To do so, we first need to have a shared sense of the threats we face and how best to address them — a common strategic culture. In that vein, the European Union is working on a European Strategic Compass, a document that will precisely define our ambitions for security and defense for the next five to 10 years.
Member states are fully involved in this exercise. Some, for example, have suggested the creation of a European “initial entry force,” consisting of about 5,000 troops, that could undertake rapid and robust action. Helping to secure an airport in challenging circumstances, as in Kabul, could be the type of operation we aim for in the future. By embracing the spirit and potential of collaboration, we hope the document — to be issued in spring 2022 — will serve as a guide to our collective future.

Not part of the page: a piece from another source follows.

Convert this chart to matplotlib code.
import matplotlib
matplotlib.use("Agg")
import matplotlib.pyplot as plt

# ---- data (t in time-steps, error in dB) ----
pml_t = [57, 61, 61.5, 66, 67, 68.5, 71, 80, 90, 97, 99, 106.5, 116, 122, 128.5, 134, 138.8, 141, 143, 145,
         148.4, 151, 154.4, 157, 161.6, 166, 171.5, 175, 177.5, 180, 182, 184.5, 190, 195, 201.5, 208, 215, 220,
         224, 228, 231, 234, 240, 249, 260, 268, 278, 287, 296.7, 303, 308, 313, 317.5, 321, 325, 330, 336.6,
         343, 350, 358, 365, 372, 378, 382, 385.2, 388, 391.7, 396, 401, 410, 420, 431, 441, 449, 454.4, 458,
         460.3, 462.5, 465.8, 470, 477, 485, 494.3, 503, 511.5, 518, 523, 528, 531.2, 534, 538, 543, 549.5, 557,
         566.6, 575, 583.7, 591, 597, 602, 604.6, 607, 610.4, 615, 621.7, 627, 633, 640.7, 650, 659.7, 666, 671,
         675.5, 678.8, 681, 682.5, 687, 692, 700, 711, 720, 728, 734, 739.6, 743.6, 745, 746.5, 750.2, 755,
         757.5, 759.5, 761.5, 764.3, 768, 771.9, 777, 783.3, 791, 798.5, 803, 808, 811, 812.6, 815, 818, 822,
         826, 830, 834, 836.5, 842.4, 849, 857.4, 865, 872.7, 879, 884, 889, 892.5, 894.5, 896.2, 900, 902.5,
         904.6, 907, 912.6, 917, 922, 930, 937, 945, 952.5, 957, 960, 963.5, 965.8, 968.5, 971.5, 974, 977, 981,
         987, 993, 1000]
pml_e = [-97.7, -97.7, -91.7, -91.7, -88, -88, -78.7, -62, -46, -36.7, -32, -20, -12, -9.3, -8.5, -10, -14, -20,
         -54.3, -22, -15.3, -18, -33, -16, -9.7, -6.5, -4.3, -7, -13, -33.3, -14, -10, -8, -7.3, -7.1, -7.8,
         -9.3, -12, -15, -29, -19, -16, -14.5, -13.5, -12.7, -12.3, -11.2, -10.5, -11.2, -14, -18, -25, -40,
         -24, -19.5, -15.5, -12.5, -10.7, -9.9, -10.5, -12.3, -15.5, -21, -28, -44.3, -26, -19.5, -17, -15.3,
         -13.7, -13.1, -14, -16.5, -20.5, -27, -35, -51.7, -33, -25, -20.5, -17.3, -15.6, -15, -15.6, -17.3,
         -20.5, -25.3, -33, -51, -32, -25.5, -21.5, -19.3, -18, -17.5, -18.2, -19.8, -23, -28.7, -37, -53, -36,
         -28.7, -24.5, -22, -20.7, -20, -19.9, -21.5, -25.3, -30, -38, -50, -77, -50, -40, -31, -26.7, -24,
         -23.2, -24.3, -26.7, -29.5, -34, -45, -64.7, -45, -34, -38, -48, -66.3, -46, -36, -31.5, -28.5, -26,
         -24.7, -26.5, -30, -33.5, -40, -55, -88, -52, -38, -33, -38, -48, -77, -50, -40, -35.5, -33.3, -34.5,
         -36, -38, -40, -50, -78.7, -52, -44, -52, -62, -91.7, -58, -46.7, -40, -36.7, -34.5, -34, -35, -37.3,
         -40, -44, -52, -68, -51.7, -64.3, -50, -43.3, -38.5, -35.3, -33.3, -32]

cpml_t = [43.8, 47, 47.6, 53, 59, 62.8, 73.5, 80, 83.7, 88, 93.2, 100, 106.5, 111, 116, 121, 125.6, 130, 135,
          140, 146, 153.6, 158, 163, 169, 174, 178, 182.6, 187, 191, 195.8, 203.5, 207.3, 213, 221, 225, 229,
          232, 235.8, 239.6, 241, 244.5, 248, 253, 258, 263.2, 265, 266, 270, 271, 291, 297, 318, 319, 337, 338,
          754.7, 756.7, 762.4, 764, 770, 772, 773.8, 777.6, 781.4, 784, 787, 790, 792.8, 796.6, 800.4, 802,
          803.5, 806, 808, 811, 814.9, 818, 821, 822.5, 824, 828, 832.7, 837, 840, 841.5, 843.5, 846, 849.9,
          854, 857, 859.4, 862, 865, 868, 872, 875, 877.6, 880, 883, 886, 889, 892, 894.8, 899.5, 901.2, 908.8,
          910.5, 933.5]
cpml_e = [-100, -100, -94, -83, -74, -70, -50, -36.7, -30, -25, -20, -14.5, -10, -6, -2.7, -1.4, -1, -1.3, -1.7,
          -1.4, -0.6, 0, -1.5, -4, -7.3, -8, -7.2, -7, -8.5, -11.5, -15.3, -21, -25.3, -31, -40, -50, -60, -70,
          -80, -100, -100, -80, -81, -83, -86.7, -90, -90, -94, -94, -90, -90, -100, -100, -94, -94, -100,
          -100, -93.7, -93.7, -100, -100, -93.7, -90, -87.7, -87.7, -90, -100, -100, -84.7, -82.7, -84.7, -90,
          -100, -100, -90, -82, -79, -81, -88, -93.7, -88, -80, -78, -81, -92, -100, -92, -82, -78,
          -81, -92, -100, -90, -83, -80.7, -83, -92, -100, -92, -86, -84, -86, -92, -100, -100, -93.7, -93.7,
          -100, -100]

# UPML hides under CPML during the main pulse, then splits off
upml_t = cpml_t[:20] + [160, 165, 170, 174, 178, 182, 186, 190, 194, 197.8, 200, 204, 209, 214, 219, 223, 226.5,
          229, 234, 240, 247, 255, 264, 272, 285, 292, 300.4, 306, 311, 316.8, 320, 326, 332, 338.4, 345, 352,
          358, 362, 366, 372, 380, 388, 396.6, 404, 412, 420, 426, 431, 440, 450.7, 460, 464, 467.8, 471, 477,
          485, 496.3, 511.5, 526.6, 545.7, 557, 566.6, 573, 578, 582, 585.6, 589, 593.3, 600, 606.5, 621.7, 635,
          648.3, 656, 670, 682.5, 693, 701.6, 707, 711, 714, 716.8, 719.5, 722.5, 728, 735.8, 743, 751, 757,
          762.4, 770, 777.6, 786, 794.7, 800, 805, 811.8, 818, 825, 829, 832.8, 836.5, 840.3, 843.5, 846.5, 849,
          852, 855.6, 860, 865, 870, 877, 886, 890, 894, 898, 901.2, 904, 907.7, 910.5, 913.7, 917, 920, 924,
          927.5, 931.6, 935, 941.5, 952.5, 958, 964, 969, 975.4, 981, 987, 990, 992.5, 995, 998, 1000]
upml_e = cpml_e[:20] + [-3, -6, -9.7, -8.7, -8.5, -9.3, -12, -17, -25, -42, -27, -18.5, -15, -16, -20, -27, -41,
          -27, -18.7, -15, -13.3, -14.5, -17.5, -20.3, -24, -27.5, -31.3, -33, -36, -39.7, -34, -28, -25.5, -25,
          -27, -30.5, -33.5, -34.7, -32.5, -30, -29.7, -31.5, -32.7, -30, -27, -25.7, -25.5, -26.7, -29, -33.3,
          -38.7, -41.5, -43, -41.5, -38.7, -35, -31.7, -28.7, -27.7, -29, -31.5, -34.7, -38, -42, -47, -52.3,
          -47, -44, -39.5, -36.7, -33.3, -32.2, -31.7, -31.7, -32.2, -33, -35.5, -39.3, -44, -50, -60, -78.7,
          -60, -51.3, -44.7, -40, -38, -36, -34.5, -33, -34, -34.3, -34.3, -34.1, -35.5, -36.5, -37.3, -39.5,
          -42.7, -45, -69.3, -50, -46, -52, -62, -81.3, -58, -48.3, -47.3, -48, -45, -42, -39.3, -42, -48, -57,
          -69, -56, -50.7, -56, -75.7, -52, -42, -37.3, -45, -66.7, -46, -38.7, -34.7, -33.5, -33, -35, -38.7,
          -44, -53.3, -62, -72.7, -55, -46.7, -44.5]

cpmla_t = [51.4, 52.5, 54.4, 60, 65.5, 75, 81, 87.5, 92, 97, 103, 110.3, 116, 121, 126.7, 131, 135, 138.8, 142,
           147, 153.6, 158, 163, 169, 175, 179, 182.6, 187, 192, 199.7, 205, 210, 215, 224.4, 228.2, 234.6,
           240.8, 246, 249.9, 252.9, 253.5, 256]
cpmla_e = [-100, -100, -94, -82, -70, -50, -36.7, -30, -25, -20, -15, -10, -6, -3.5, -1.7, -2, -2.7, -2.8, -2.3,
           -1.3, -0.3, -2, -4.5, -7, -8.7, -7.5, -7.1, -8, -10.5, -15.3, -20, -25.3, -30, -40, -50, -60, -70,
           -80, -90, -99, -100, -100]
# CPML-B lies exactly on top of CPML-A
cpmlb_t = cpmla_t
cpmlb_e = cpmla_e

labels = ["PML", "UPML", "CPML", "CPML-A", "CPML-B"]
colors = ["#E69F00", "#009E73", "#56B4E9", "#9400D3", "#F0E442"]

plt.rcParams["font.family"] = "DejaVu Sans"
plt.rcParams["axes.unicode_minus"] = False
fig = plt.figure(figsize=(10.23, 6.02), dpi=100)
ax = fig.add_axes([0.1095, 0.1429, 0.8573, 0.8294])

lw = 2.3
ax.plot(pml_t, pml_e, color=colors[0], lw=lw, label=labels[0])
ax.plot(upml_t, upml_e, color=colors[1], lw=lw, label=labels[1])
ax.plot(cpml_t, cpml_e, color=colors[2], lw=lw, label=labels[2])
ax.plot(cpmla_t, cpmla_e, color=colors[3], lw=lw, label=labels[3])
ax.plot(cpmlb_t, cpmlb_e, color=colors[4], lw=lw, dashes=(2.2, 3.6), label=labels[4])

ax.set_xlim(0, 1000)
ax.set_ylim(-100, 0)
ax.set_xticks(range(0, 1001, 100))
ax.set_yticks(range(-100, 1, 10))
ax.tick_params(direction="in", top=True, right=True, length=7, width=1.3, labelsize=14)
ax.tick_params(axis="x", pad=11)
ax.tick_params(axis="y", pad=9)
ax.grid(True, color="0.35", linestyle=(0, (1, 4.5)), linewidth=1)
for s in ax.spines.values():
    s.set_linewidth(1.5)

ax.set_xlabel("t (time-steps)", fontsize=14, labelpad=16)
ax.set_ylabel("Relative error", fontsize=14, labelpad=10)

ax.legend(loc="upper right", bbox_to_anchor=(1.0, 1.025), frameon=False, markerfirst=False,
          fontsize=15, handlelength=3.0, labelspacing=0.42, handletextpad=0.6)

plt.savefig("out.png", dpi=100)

It’s an uncertain future, full of threats in different domains, including cyberspace, the sea and outer space. That’s why it’s vital that Europeans, whether in NATO, the United Nations or the E.U., work together more on defense. Alongside increasing pivotal military capabilities — airlift and refueling, command and control, strategic reconnaissance and space-based assets — we need forces that are more capable, more deployable and more interoperable. Efforts to achieve just that, in the form of several initiatives, are already underway.
But we must go further and faster. The European Defence Fund, established to boost the bloc’s defense capabilities, will receive close to 8 billion euros, or $9.4 billion, over the next six years. That should be used to significantly support collaborative research and the development of much-needed defense technologies.
A more strategically autonomous and militarily capable E.U. would be better able to address the challenges to come in Europe’s neighborhood and beyond. It would also, I am convinced, be a boon for the United States and in the interest of the Atlantic alliance. After all, any partnership needs capable allies and political trust.